Dr. Darsi Ferrer answers questions from Cuba

Our good friend George Utset from the Real Cuba has been passing along questions to Dr. Darsi Ferrer in Cuba from readers. The first question is excellent, and it asks Dr. Ferrer just what happens to all the “humanitarian aid” that Pastors for Peace claims it has delivered to Cuba.

Via The Real Cuba Blog:

Question from StoneCuban: Dear Dr. Ferrer, You inspire me through your willingness to help the sick and the needy. Pastors for Peace claims to have delivered 5 shipments (Friendshipment) of humanitarian aid to Cuba from 1992 to 1995. All 5 shipments of humanitarian aid were distributed with the Martin Luther King Jr. Memorial Center in Havana, the Cuban Council of Churches and a distribution committee with representatives from ten different Cuban denominations to deliver US-Cuba Friendshipments.

Would it be true to say all these shipments were “fairly” distributed?

Answer from Dr. Darsi Ferrer: It is a great encouragement to know that you would consider our social work as positive, it doesn’t have any other motivation that to mitigate, with our modest possibilities, the sufferings of those compatriots who are in need and without any hope of having a solution for their problems.

On several occasions members of the organization Pastors for Peace have traveled to Cuba to donate vital resources. I’m not aware of the exact number of times this has taken place nor of the shipments that have been delivered.
It is known that both the Martin Luther King Center and the Cuban Council of Churches respond openly to the policies and interests of the Cuban government. These are not independent institutions; to the contrary, they show a high level of submission to the ruling elite.

In no way do these organizations project themselves based on the aspirations and welfare of the people. However, they do support all the campaigns mounted by the authorities of the regime. Take as a reference their struggle for the release of the five Cuban spies imprisoned in the U.S. (which they consider as heroes), the condemnation of the embargo (which they consider a blockade), their protests against the sanctions against the Cuban government by the European Union to Cuba (which they consider media campaigns), among others.
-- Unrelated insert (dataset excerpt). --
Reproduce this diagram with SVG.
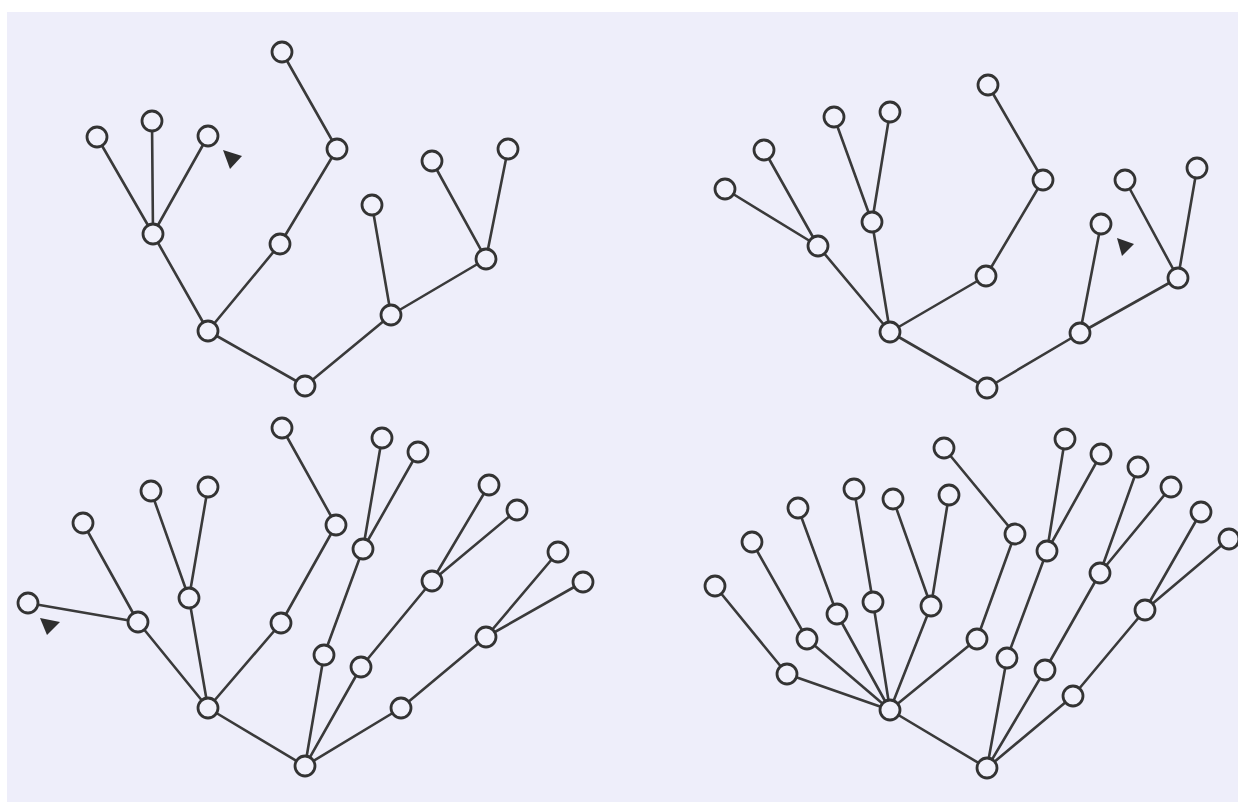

They have never spoken in support of the respect for the fundamental freedoms and fundamental rights of Cubans. Nor to expose the plight of Cuban prisons where, in addition, freedom of worship or religious assistance is not allowed.

Therefore it is easy to deduce that all aid received by these organizations has been distributed as planned by the government, at their convenience and interests. I doubt that these resources have at any time been distributed among the marginalized that barely survive in filthy slums or among the thousands of Cubans housed in deplorable conditions, most of them poor and black.